REQUIREMENTS >> Would you print the records below from the first line through the line containing "648, y1: 521", skipping the pictures?

-------- DATA FOR THIS TASK

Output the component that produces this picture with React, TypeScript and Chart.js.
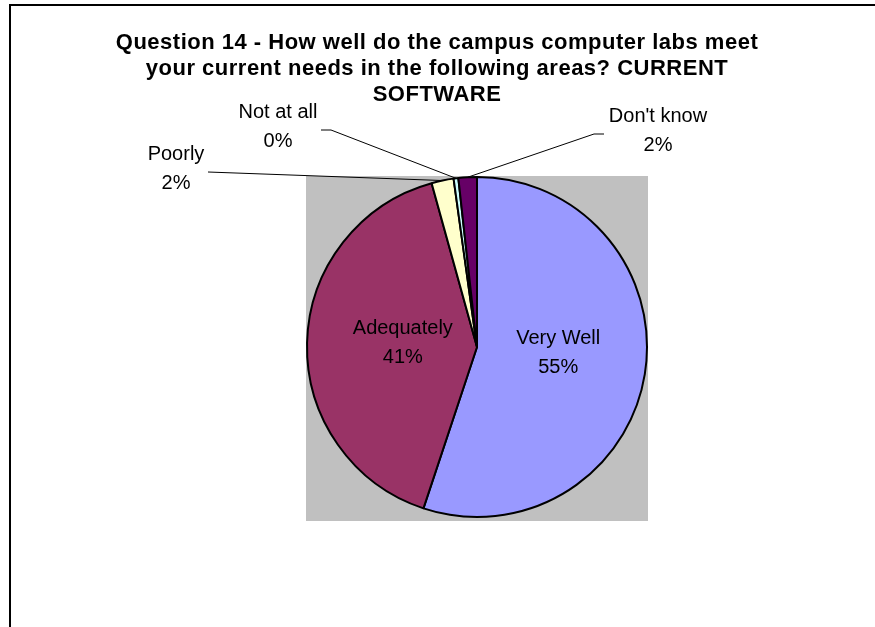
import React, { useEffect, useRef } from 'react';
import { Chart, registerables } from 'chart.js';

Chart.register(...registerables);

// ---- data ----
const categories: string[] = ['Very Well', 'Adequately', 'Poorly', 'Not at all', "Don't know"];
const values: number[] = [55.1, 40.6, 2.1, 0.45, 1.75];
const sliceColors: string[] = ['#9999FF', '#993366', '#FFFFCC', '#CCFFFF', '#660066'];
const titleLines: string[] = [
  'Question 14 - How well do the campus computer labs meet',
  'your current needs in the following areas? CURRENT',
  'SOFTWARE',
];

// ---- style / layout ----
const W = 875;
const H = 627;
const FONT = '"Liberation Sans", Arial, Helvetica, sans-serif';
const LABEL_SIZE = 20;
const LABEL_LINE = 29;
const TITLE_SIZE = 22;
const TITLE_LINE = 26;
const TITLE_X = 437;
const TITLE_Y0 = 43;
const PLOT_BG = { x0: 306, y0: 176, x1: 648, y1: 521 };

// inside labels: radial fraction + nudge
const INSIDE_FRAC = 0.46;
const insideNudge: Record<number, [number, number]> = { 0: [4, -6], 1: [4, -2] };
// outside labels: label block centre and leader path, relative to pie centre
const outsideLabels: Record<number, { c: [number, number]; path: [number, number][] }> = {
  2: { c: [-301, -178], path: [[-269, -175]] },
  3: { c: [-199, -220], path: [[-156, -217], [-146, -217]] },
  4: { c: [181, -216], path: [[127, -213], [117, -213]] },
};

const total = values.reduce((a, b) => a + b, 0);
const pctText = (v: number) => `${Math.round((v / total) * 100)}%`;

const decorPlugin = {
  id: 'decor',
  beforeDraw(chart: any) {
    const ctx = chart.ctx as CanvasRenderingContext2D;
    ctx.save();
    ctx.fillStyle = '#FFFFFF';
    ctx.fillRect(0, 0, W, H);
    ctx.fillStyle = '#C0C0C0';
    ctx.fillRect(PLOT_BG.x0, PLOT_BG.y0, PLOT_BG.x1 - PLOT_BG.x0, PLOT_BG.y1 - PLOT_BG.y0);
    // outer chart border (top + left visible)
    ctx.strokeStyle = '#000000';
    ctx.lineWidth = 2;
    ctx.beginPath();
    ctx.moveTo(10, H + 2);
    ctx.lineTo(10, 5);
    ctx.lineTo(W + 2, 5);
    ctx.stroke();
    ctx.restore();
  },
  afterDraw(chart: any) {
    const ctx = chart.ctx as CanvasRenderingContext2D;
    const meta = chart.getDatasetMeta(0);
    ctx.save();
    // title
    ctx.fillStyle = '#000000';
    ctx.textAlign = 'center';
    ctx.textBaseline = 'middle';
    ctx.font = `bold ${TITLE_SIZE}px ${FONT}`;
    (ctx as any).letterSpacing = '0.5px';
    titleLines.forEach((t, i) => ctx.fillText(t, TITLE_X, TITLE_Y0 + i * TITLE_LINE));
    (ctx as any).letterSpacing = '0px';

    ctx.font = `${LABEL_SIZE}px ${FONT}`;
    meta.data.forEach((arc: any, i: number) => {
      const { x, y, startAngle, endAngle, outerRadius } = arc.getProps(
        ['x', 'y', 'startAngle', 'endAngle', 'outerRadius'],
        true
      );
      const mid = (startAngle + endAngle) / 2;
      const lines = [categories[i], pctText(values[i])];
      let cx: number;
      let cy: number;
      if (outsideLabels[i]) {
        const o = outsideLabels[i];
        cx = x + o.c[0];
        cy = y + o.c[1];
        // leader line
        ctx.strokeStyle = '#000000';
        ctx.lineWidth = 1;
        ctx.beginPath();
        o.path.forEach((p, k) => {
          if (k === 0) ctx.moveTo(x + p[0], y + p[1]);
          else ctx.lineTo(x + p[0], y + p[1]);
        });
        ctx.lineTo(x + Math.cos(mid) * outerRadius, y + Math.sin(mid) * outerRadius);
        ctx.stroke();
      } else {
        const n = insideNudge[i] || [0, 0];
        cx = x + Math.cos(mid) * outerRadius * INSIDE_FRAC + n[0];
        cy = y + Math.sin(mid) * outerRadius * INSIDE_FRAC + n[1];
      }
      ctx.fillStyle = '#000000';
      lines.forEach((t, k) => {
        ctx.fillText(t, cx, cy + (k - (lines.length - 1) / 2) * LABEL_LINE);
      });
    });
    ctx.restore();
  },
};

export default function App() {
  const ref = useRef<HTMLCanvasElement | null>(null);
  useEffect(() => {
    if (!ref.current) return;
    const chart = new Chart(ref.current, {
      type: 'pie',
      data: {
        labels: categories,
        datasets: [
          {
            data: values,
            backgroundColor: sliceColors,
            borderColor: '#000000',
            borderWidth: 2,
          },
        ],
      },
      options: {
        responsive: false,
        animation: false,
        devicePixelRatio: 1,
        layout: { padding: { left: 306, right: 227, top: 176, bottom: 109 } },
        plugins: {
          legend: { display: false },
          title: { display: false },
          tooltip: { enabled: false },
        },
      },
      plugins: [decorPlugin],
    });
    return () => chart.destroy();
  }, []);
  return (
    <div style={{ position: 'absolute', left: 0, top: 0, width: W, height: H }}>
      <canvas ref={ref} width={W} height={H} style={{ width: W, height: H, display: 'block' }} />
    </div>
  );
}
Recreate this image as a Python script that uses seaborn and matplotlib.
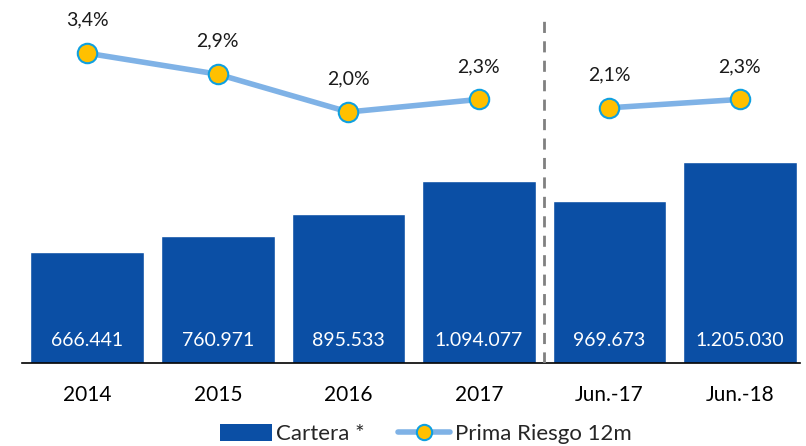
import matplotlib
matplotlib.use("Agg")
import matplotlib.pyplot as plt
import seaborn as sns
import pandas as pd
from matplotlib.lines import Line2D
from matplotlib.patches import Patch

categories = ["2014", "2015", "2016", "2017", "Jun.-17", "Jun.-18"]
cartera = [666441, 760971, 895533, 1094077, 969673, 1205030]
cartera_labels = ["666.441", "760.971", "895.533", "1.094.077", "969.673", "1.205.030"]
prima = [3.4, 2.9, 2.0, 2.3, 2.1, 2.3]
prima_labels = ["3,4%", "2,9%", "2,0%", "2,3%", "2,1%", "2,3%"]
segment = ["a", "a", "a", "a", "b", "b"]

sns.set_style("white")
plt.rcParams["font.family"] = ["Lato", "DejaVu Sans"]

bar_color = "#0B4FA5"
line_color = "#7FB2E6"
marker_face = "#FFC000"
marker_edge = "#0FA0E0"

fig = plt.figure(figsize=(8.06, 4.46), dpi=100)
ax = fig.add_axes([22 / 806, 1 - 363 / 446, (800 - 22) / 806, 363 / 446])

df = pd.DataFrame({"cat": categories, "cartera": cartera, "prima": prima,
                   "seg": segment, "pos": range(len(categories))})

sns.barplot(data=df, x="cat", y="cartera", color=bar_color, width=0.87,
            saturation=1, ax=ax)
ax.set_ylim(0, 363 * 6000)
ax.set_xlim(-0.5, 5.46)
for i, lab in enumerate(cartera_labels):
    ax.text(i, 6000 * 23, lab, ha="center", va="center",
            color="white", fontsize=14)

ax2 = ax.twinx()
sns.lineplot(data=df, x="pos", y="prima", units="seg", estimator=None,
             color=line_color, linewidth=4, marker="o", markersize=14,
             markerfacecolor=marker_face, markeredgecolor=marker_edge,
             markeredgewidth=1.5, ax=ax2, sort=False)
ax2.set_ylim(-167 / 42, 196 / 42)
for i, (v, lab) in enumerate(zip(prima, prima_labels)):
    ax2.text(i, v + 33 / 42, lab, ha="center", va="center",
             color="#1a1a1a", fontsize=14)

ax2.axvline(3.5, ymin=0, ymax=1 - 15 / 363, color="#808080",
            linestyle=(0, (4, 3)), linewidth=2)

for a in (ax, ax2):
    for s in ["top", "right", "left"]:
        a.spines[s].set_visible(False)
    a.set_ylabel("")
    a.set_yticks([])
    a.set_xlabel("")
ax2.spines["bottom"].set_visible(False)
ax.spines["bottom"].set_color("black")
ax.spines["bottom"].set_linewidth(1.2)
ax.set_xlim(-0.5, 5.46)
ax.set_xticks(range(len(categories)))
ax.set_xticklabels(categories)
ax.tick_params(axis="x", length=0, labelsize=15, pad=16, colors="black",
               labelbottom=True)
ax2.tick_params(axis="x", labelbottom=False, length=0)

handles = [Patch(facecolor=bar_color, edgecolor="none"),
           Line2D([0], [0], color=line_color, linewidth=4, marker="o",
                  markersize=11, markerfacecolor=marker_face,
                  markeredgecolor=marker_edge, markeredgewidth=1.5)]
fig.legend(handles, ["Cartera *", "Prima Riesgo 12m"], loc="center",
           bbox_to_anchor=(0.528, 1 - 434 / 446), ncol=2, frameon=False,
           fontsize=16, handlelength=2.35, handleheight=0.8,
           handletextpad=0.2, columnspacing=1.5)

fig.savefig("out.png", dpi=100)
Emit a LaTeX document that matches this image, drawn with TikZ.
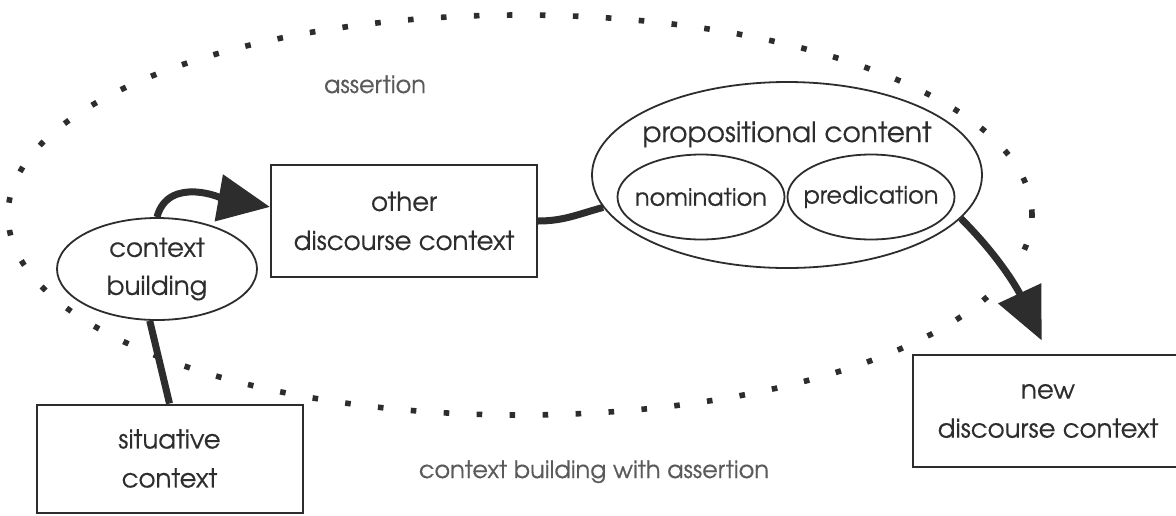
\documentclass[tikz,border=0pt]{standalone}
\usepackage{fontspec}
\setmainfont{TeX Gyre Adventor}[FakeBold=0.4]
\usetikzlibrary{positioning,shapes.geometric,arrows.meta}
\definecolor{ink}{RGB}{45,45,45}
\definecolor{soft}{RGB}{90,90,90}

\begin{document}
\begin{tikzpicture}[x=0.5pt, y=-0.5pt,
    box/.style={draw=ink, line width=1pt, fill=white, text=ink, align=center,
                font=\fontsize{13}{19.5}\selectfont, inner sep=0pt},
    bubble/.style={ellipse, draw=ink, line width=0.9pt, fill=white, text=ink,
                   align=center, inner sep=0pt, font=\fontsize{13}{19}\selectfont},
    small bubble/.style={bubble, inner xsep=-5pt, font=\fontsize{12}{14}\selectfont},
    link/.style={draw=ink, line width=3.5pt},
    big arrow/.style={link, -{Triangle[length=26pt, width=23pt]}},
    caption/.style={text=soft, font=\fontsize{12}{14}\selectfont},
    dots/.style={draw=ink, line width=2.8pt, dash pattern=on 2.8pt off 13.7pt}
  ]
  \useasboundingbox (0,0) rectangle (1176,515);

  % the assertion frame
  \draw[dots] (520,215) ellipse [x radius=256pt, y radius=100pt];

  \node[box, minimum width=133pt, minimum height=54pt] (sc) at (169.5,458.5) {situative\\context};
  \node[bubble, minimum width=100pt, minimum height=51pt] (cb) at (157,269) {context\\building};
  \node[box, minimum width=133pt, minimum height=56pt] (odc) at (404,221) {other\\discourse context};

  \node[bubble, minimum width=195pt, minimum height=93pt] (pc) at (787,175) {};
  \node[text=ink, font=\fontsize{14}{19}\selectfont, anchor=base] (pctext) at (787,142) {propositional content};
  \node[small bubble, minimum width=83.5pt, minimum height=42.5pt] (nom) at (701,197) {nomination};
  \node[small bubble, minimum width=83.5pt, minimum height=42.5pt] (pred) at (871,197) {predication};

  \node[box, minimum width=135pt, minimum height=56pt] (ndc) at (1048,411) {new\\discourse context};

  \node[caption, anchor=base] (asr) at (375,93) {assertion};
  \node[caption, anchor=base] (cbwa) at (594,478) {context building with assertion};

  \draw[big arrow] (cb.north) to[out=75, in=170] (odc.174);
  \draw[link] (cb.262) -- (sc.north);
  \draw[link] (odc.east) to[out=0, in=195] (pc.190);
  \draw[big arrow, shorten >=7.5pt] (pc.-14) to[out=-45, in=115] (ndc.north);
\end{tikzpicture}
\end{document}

----------------

OUTPUT FOR THIS EXERCISE >>
Output the component that produces this picture with React, TypeScript and Chart.js.
import React, { useEffect, useRef } from 'react';
import { Chart, registerables } from 'chart.js';

Chart.register(...registerables);

// ---- data ----
const categories: string[] = ['Very Well', 'Adequately', 'Poorly', 'Not at all', "Don't know"];
const values: number[] = [55.1, 40.6, 2.1, 0.45, 1.75];
const sliceColors: string[] = ['#9999FF', '#993366', '#FFFFCC', '#CCFFFF', '#660066'];
const titleLines: string[] = [
  'Question 14 - How well do the campus computer labs meet',
  'your current needs in the following areas? CURRENT',
  'SOFTWARE',
];

// ---- style / layout ----
const W = 875;
const H = 627;
const FONT = '"Liberation Sans", Arial, Helvetica, sans-serif';
const LABEL_SIZE = 20;
const LABEL_LINE = 29;
const TITLE_SIZE = 22;
const TITLE_LINE = 26;
const TITLE_X = 437;
const TITLE_Y0 = 43;
const PLOT_BG = { x0: 306, y0: 176, x1: 648, y1: 521 };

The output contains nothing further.